6 oktober 2025 | 2 minuten lezen

Het begon als bijbaantje in de middagen en het weekend. Inmiddels weet Kim Alebregtse precies wat er moet gebeuren om het bedrijf draaiende te houden. Kim groeide van enthousiaste tiener uit tot bedrijfsleider van Ruitersportcentrum Zeewolde.

“Toen ik hier begon, ging dat heel anders dan nu,” vertelt Kim. “In de vakanties hielpen we met een hele vriendinnengroep, gewoon omdat we het leuk vonden. Nu zie je dat bijna niet meer. Tegenwoordig willen jongeren alleen iets doen als ze er direct voor betaald krijgen. Ik ben altijd heel leergierig geweest en de paarden waren leuk, dus wilde ik me hier verder in ontwikkelen. Ik besloot om in mijn examenjaar de instructeursopleiding voor niveau 2 te doen, zodat ik meer kon dan alleen helpen op stal. Daarna ben ik vrij snel doorgegaan naar niveau 3, en inmiddels heb ik ook niveau 4.”

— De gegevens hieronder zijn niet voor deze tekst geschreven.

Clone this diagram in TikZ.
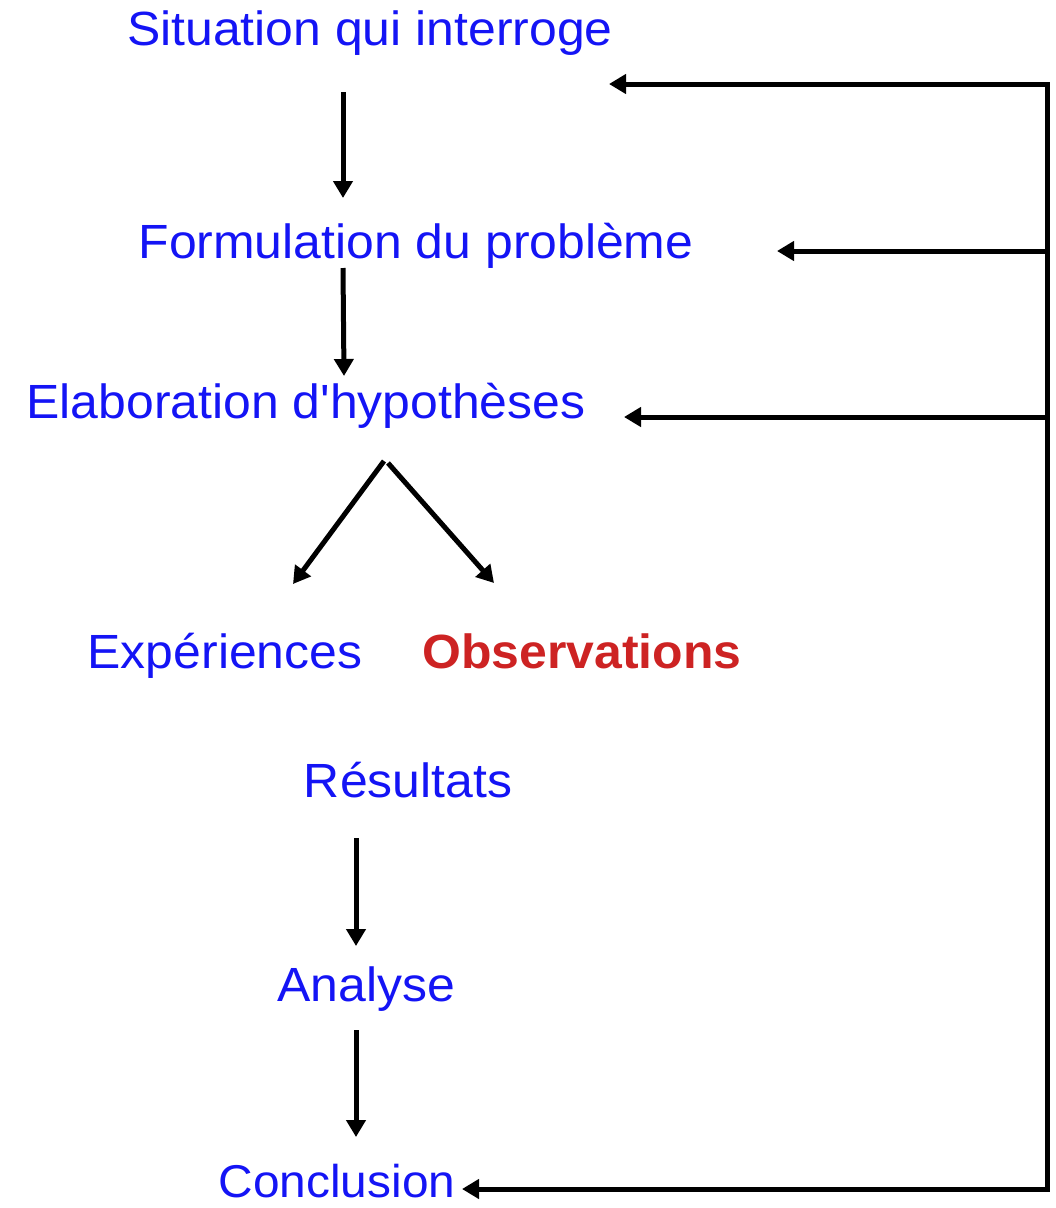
\documentclass[tikz,border=0pt]{standalone}
\usepackage{fontspec}
\setmainfont{Liberation Sans}[Ligatures=TeXOff,FakeStretch=1.04]
\usetikzlibrary{arrows.meta}
\definecolor{tblue}{RGB}{20,20,245}
\definecolor{tred}{RGB}{205,35,35}
\begin{document}
\begin{tikzpicture}[x=1pt,y=-1pt,
  lbl/.style={text=tblue,font=\fontsize{48}{54}\selectfont,inner sep=0pt,anchor=base},
  obs/.style={text=tred,font=\fontsize{48}{54}\selectfont\bfseries,inner sep=0pt,anchor=base},
  arr/.style={line width=5pt,-{Triangle[length=17pt,width=19pt]}},
  ln/.style={line width=5pt}]
\useasboundingbox (0,0) rectangle (1056,1208);
\node[lbl] (sit) at (370,45) {Situation qui interroge};
\node[lbl] (form) at (416,258) {Formulation du problème};
\node[lbl] (elab) at (306,418) {Elaboration d'hypothèses};
\node[lbl] (exp) at (225,668) {Expériences};
\node[obs] (obs) at (582,668) {Observations};
\node[lbl] (res) at (408,797) {Résultats};
\node[lbl] (ana) at (366,1001) {Analyse};
\node[lbl,font=\fontsize{46}{52}\selectfont] (conc) at (337,1197) {Conclusion};
\coordinate (a1) at (343,92);  \coordinate (a2) at (343,198);
\coordinate (b1) at (343,268); \coordinate (b2) at (344,376);
\coordinate (c0) at (384,461); \coordinate (c1) at (293,584);
\coordinate (d0) at (388,463); \coordinate (d1) at (494,583);
\coordinate (e1) at (356,838); \coordinate (e2) at (356,946);
\coordinate (f1) at (356,1030); \coordinate (f2) at (356,1137);
\draw[arr] (a1) -- (a2);
\draw[arr] (b1) -- (b2);
\draw[arr] (c0) -- (c1);
\draw[arr] (d0) -- (d1);
\draw[arr] (e1) -- (e2);
\draw[arr] (f1) -- (f2);
\coordinate (rt) at (1047,84);
\coordinate (rb) at (1047,1189);
\coordinate (r2) at (1047,251);
\coordinate (r3) at (1047,417);
\coordinate (t1) at (609,84);
\coordinate (t2) at (777,251);
\coordinate (t3) at (624,417);
\coordinate (t4) at (462,1189);
\draw[ln,line join=miter] ([xshift=10pt]t1) -- (rt) -- (rb) -- ([xshift=10pt]t4);
\draw[arr] (rt) -- (t1);
\draw[arr] (r2) -- (t2);
\draw[arr] (r3) -- (t3);
\draw[arr] (rb) -- (t4);
\end{tikzpicture}
\end{document}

Een paardenopleiding volgde ze nooit. “In mijn examenjaar overleed mijn broertje. Mijn ouders zeiden toen: ga doen wat je leuk vindt. Voor mij was dat werken met paarden, buiten zijn en lesgeven. Ik wist niet zo goed wat ik wilde met mijn leven, maar de paarden bleven me altijd aantrekken. Dus ik dacht: ‘waarom ontwikkel ik me hier niet gewoon in?’ Ik heb altijd de drive gehad om verder te willen komen. Zodoende ben ik intern opgeleid bij Ruitersportcentrum Zeewolde. Daar deed ik gewoon alles wat ik leuk vond. Meegaan op wedstrijd, schrijven bij juryleden, fotograferen en vooral veel luisteren. Nog steeds probeer ik elke keer weer iets te zoeken waarin ik me kan ontwikkelen zo heb ik laatst de jurycursus voor ZZ-Licht afgerond.”

Over haar functie zegt ze: “Of ik echt bedrijfsleider word genoemd, weet ik niet. Maar als iedereen op vakantie is, loopt alles gewoon door.” Toch droomt ze niet van een eigen bedrijf. “Er komt zoveel bij kijken; de regels, de toekomst van de sector. Ik zie dat dus niet zo zitten. Wel vind ik het leuk om allerlei leidinggevende taken op me te nemen zoals het begeleiden van stagiaires. De reis die ik heb afgelegd is natuurlijk niet standaard en niet elke medewerker ontwikkeld zich tot een rechterhand van de ondernemer. In de begeleiding proberen we stagiaires zo goed mogelijk mee te nemen in het proces op een paardenbedrijf. Dat is een kwestie van goed communiceren, maar de studenten moeten ook wel de ervaring opdoen en zich open willen stellen voor alles wat op hun pad komt. Daar moet je soms dingen voor laten en hard werken. Ik geef drie avonden per week les en ben vaak tot tien uur aan het werk. Dan zeggen mensen: heb je nooit een vrije avond? Nee, maar wél een vrije ochtend.”

Ze sluit af met een duidelijke boodschap: “Je moet het echt leuk vinden. Anders hou je het niet vol. Maar als je ervoor gaat, dan kom je echt ver.”